§ **RAW DATA**
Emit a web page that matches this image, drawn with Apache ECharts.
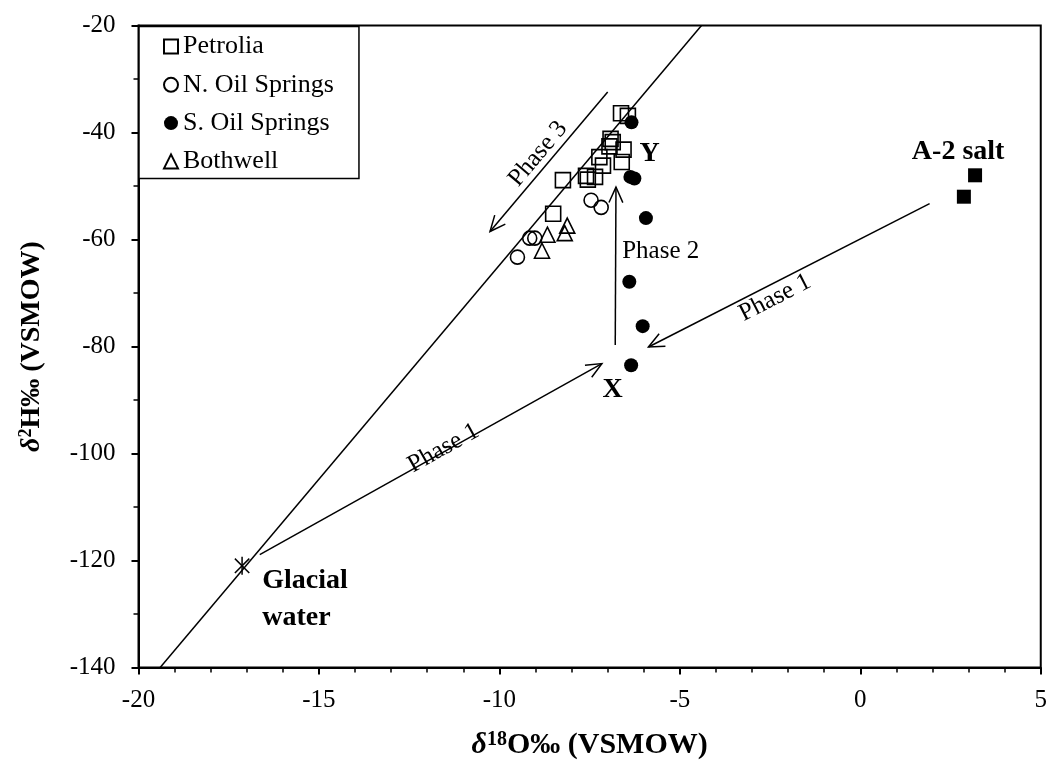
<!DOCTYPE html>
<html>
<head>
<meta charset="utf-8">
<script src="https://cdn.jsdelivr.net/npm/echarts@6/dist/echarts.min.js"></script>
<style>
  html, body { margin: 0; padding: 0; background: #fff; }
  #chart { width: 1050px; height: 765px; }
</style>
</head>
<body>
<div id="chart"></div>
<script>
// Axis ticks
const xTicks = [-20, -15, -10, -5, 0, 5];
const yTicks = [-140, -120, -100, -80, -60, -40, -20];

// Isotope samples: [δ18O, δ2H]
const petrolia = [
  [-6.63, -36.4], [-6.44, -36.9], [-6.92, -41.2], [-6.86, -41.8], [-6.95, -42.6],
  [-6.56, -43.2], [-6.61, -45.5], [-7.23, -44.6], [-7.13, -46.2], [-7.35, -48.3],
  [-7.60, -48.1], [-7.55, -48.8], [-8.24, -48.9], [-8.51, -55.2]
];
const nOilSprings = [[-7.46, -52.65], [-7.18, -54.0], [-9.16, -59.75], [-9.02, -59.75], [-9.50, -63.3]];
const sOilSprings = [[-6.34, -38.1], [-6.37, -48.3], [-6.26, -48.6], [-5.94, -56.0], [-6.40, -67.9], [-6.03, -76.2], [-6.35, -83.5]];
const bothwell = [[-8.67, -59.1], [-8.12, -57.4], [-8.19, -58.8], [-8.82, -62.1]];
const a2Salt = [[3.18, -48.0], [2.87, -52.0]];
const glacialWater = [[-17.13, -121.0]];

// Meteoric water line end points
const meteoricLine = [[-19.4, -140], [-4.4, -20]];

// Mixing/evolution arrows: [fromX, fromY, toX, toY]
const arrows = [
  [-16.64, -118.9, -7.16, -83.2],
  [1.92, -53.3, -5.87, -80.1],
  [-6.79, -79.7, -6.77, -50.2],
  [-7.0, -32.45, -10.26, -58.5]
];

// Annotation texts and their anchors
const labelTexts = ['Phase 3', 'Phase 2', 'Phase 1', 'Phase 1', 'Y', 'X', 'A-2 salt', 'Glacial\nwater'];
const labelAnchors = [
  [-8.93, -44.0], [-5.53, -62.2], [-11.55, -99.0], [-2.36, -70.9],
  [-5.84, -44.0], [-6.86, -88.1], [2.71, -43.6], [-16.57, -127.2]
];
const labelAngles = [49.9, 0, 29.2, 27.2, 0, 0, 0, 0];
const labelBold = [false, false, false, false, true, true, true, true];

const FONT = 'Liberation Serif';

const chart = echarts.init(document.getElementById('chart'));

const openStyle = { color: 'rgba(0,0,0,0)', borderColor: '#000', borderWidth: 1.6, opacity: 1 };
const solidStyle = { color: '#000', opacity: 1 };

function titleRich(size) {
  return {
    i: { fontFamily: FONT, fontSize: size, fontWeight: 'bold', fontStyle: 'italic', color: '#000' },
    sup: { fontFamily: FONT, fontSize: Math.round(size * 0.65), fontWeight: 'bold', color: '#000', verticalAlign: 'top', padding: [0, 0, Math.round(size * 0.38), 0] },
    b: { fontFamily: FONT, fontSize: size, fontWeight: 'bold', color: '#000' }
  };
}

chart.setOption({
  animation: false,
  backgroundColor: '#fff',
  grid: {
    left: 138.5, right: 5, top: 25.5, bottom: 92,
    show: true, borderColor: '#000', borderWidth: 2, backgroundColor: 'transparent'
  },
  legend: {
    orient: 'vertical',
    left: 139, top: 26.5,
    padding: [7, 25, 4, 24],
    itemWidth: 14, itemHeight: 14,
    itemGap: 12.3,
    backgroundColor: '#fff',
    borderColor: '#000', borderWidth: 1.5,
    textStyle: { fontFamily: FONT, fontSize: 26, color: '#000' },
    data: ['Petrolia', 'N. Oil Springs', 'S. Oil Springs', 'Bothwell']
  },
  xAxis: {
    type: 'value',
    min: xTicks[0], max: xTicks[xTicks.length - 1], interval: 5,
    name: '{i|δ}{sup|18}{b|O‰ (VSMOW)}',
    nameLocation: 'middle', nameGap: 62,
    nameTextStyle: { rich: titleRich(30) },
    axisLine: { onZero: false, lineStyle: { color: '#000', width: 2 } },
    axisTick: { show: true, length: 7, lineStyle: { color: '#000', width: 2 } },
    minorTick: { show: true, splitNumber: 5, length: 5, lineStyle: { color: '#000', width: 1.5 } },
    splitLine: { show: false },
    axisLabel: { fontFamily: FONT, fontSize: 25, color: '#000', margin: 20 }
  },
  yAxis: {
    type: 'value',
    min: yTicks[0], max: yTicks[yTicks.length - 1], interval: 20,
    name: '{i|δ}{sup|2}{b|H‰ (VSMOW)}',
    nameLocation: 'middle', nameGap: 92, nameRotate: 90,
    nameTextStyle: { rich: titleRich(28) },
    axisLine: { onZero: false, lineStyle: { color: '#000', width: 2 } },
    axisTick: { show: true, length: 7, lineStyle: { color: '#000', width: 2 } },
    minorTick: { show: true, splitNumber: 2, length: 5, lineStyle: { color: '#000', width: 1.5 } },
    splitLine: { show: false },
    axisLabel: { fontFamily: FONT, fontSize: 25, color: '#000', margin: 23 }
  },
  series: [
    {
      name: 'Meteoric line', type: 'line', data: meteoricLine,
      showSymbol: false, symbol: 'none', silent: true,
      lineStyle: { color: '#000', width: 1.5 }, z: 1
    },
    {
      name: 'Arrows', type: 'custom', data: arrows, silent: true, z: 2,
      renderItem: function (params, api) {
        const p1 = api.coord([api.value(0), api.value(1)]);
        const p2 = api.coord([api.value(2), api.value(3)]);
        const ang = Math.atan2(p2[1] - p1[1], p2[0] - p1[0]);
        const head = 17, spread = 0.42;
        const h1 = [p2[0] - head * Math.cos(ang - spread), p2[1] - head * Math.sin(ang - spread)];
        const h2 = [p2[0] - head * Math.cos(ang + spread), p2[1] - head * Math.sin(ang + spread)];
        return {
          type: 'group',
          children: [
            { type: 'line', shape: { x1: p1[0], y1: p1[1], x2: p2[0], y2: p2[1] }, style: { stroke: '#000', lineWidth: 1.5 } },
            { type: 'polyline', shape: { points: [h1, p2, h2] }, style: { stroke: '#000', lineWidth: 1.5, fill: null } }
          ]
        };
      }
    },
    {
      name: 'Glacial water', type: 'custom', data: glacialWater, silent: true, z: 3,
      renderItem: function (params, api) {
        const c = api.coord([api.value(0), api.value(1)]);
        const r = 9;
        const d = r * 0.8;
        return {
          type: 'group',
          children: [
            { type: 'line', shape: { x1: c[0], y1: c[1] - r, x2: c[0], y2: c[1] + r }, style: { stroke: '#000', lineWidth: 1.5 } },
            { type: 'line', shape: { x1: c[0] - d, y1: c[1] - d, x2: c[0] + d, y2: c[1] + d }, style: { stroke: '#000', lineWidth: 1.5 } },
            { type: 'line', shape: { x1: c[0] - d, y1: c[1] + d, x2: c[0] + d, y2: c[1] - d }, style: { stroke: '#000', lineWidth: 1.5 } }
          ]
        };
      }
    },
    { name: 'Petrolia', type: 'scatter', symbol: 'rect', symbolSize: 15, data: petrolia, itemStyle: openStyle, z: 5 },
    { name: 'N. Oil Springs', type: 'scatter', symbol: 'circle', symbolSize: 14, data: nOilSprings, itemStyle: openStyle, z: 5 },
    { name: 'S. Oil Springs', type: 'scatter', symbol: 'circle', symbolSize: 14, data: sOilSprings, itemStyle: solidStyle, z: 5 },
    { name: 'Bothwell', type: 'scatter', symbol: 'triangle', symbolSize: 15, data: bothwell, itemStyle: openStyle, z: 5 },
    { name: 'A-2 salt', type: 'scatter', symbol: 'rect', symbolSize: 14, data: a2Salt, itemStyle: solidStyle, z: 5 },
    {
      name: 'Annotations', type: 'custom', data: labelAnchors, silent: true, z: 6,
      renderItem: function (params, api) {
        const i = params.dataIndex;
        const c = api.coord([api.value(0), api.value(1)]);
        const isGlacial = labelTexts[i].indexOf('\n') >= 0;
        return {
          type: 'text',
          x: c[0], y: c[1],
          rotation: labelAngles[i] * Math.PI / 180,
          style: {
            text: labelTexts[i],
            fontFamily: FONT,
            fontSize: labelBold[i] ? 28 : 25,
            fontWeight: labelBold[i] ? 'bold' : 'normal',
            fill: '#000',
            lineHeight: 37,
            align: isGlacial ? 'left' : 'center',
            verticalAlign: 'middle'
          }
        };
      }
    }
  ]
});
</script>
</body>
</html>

§ **REQUIRED WORK**
Pictures are excluded; extract exactly the lines from the start of the data through the line that holds "const meteoricLine = [[-19.4, -140], [-4.4, -20]];", both ends included.

§ **RESPONSE TO THE EXERCISE**
Emit a web page that matches this image, drawn with Apache ECharts.
<!DOCTYPE html>
<html>
<head>
<meta charset="utf-8">
<script src="https://cdn.jsdelivr.net/npm/echarts@6/dist/echarts.min.js"></script>
<style>
  html, body { margin: 0; padding: 0; background: #fff; }
  #chart { width: 1050px; height: 765px; }
</style>
</head>
<body>
<div id="chart"></div>
<script>
// Axis ticks
const xTicks = [-20, -15, -10, -5, 0, 5];
const yTicks = [-140, -120, -100, -80, -60, -40, -20];

// Isotope samples: [δ18O, δ2H]
const petrolia = [
  [-6.63, -36.4], [-6.44, -36.9], [-6.92, -41.2], [-6.86, -41.8], [-6.95, -42.6],
  [-6.56, -43.2], [-6.61, -45.5], [-7.23, -44.6], [-7.13, -46.2], [-7.35, -48.3],
  [-7.60, -48.1], [-7.55, -48.8], [-8.24, -48.9], [-8.51, -55.2]
];
const nOilSprings = [[-7.46, -52.65], [-7.18, -54.0], [-9.16, -59.75], [-9.02, -59.75], [-9.50, -63.3]];
const sOilSprings = [[-6.34, -38.1], [-6.37, -48.3], [-6.26, -48.6], [-5.94, -56.0], [-6.40, -67.9], [-6.03, -76.2], [-6.35, -83.5]];
const bothwell = [[-8.67, -59.1], [-8.12, -57.4], [-8.19, -58.8], [-8.82, -62.1]];
const a2Salt = [[3.18, -48.0], [2.87, -52.0]];
const glacialWater = [[-17.13, -121.0]];

// Meteoric water line end points
const meteoricLine = [[-19.4, -140], [-4.4, -20]];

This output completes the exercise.